Но Гауптман составляет исключение. Громадное же большинство немецких реалистов даже плохо владеют немецким языком, совершенно не способны уяснить себе сколько-нибудь жизнь, ничего не знают, ничему не учатся, ничего не переживают, и им нечего сказать, потому что они не имеют в голове ни одной дельной мысли, а в сердце — ни одного искреннего чувства. Но эти господа пишут себе, не унывая, и их писания в широких кружках признаются почему-то теперь единственной немецкой литературой — современной и будущей. Они слепо подражают самым устаревшим заграничным модам и вместе с тем провозглашают себя новаторами и оригинальными гениями. Что они могли иметь успех или, говоря словами Ницше, что это «восстание рабов» в литературе было вообще возможно, объясняется общими условиями. После 1870 г. уровень немецкой литературы фактически сильно понизился. Иначе и быть не могло. Немецкому народу пришлось напрячь все силы, чтобы добиться объединения путем ужасных войн. Однако нельзя одновременно создавать всемирную историю и с успехом предаваться художественной деятельности. При Наполеоне I самыми знаменитыми французскими писателями были такие литературные величины, как аббат Де Лилль и Непомюсьен Лемерсье. Германия Вильгельма I, Мольтке и Бисмарка не могла дать ни Гёте, ни Шиллера.
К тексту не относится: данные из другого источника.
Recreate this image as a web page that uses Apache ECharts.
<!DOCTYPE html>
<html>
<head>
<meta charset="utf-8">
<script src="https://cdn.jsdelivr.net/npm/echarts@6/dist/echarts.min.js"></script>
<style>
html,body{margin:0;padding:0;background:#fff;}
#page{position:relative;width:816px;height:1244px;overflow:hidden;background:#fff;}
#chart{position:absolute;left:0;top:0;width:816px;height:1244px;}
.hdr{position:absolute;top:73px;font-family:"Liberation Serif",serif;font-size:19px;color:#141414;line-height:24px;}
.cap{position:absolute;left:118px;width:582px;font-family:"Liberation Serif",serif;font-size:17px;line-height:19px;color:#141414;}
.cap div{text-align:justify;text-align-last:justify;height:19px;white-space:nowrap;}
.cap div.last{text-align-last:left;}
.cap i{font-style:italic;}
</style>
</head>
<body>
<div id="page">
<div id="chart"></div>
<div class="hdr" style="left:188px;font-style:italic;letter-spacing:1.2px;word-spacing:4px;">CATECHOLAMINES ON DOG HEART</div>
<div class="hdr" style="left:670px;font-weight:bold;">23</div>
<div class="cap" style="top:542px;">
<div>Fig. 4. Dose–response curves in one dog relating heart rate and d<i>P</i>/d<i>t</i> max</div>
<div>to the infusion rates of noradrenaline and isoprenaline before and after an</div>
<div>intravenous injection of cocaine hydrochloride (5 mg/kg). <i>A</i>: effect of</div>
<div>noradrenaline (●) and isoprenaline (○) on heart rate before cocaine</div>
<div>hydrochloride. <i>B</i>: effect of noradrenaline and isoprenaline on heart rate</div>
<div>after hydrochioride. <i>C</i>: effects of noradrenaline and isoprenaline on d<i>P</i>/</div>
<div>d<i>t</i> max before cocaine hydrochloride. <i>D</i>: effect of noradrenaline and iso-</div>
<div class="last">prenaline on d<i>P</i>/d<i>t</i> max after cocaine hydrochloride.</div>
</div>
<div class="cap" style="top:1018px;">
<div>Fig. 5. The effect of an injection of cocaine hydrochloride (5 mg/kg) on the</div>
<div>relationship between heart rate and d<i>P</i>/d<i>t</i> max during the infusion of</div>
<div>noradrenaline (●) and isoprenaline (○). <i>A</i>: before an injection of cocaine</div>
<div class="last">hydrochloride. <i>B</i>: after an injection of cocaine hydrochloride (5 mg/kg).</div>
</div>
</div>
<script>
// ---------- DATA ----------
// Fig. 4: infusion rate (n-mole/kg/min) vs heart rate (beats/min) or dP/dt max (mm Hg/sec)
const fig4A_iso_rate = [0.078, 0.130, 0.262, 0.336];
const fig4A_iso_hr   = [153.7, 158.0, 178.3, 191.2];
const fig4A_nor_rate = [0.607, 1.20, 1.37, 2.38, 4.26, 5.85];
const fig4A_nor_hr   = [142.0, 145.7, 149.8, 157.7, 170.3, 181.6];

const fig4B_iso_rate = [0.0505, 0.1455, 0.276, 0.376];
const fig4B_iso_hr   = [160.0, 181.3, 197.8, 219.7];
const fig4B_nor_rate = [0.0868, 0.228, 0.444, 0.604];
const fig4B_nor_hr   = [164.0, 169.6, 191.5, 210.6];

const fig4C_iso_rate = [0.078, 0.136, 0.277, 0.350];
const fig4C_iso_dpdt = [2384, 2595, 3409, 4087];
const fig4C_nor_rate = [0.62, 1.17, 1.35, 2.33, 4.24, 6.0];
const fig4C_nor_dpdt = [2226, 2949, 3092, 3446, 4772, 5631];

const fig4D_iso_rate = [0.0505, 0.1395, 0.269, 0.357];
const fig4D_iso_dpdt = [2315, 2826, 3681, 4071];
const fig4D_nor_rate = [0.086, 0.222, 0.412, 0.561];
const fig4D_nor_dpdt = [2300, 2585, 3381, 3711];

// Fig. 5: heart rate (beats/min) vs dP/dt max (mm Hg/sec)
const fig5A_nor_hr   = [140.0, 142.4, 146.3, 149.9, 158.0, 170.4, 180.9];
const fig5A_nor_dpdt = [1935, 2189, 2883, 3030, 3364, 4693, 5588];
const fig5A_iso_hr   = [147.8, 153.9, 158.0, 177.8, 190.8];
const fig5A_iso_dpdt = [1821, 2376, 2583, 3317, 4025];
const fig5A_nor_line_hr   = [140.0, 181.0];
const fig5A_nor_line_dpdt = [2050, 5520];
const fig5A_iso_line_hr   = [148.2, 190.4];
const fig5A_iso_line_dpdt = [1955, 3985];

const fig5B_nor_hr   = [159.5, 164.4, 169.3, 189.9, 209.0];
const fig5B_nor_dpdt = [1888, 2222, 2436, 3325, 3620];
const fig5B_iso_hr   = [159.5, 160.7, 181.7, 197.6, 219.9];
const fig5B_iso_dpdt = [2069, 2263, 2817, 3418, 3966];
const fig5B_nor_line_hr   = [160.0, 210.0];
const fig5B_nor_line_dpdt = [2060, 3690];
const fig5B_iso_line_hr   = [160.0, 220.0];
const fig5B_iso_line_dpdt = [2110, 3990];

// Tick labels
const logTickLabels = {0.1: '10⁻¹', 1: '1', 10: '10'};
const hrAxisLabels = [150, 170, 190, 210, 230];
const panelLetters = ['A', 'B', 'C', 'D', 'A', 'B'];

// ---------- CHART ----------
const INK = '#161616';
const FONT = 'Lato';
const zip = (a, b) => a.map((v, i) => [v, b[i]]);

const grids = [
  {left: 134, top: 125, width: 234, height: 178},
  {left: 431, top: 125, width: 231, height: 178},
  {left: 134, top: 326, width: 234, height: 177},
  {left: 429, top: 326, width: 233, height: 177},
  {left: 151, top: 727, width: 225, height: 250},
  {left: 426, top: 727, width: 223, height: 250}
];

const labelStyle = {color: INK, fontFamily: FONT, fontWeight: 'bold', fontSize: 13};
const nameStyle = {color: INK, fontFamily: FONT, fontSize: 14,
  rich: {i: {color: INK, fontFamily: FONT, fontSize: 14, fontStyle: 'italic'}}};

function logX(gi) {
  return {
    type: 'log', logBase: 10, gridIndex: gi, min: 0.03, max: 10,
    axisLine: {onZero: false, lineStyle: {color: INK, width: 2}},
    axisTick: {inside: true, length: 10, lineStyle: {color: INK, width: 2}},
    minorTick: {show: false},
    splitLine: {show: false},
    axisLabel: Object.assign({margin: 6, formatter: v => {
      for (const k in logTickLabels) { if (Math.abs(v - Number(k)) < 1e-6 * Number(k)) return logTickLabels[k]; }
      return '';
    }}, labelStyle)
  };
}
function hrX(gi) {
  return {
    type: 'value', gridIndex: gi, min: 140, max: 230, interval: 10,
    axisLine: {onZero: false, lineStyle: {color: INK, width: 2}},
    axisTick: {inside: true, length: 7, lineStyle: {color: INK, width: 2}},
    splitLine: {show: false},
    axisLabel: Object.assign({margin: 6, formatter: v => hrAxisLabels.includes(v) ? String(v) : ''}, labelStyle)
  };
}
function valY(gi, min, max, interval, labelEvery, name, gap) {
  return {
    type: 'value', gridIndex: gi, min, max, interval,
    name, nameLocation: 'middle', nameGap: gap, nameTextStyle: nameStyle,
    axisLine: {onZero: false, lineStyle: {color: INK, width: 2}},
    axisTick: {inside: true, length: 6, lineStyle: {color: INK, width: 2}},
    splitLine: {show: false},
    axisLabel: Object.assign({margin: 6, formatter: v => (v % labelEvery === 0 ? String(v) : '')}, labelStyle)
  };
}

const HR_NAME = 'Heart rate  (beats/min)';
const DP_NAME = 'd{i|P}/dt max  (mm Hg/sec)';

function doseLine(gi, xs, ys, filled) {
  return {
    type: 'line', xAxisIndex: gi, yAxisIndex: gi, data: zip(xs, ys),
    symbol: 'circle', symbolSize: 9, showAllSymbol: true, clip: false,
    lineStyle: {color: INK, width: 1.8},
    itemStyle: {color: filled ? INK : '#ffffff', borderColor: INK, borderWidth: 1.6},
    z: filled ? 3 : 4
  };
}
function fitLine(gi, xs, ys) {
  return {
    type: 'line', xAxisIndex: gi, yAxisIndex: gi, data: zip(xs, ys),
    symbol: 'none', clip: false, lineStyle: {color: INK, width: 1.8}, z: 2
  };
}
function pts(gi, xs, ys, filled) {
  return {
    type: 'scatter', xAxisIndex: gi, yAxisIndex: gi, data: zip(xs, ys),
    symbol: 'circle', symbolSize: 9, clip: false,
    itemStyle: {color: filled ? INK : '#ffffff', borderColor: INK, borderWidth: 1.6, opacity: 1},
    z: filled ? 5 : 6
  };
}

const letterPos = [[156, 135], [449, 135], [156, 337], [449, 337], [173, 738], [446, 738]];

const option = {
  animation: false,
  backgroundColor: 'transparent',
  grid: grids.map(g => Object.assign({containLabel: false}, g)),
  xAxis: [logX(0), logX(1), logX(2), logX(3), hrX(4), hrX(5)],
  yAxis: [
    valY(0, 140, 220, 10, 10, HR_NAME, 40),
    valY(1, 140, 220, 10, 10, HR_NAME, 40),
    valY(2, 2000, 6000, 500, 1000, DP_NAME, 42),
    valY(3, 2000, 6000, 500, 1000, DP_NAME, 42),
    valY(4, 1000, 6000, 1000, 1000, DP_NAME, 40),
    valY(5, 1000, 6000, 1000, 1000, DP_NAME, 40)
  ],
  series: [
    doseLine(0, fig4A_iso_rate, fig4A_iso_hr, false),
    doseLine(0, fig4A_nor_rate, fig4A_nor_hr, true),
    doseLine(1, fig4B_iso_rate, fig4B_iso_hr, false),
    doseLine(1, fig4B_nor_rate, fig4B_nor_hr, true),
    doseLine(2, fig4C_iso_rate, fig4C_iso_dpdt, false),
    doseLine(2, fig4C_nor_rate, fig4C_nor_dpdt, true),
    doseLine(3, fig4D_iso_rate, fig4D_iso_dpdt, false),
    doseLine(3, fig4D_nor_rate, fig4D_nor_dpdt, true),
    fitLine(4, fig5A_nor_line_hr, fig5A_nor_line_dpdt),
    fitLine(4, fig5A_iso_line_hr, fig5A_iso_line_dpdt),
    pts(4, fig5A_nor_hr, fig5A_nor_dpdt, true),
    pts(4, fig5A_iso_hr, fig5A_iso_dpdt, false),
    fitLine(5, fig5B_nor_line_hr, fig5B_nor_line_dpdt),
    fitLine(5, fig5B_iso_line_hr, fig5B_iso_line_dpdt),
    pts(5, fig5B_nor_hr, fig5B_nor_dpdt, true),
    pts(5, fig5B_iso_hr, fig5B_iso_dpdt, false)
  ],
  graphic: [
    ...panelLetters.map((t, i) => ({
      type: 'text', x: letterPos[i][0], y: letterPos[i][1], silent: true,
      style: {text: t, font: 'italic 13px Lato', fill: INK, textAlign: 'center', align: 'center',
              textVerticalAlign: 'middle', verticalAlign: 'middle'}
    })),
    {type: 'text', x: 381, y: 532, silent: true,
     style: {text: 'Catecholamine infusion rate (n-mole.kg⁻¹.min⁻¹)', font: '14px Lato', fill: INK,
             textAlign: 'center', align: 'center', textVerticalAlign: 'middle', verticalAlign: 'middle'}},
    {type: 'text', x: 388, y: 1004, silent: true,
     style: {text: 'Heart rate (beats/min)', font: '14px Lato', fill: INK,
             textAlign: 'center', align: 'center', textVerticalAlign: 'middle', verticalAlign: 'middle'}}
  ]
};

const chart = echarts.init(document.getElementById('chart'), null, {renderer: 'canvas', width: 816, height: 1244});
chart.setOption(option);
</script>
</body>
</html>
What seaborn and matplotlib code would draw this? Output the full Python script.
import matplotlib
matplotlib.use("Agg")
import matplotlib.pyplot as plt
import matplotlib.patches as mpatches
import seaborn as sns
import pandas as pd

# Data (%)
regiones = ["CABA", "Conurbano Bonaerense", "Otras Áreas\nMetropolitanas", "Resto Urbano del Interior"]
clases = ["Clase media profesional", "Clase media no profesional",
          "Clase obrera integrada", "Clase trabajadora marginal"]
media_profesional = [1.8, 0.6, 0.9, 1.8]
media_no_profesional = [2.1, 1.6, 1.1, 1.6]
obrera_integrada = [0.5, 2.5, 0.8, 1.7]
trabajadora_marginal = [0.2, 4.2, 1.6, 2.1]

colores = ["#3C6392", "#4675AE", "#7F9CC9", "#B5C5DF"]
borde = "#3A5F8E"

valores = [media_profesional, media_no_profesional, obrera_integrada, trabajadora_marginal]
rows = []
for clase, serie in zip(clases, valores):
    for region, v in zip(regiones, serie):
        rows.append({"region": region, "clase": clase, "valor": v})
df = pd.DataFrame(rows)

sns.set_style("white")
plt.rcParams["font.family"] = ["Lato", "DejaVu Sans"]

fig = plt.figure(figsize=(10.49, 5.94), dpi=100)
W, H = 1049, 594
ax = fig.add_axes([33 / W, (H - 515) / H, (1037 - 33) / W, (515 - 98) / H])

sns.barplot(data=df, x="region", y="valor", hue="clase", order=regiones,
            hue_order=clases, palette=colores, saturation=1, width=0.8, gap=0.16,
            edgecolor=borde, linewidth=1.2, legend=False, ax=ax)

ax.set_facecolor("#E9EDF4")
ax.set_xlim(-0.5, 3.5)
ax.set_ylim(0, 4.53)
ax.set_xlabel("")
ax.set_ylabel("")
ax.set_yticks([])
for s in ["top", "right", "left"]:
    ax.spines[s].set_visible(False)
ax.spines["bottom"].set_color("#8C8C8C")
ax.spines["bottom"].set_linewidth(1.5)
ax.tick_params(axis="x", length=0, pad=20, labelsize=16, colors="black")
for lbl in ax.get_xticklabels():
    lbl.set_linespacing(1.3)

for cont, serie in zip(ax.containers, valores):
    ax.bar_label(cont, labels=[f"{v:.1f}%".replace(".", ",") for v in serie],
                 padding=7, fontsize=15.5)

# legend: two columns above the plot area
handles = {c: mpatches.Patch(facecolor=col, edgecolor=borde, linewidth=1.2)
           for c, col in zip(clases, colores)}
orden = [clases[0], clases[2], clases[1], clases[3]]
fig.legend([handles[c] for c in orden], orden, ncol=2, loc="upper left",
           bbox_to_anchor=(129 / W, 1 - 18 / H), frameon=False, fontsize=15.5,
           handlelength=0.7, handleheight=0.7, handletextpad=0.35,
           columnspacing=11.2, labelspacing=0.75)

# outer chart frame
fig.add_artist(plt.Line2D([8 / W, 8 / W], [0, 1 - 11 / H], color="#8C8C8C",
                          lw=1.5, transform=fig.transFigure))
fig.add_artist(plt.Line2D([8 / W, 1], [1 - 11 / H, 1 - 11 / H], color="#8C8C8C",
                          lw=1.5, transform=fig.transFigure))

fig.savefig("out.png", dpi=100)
Переживая великие события и участвуя в них, народ вырабатывает себе мерило, неблагоприятное для оценки художественных произведений, а сами поэты и художники, и притом наиболее даровитые и добросовестные, чувствуют себя обескураженными, часто совершенно подавленными сознанием, что народ относится к их трудам безразлично и поверхностно и что эти труды незначительны в сравнении с развертывающимися историческими событиями. В это переходное время умственного утомления и народилась шайка немецких реалистов, удачно воспользовавшаяся тем обстоятельством, что даже приличные и разумные люди должны были признать основательность их нападок на многих из тогдашних столпов литературы.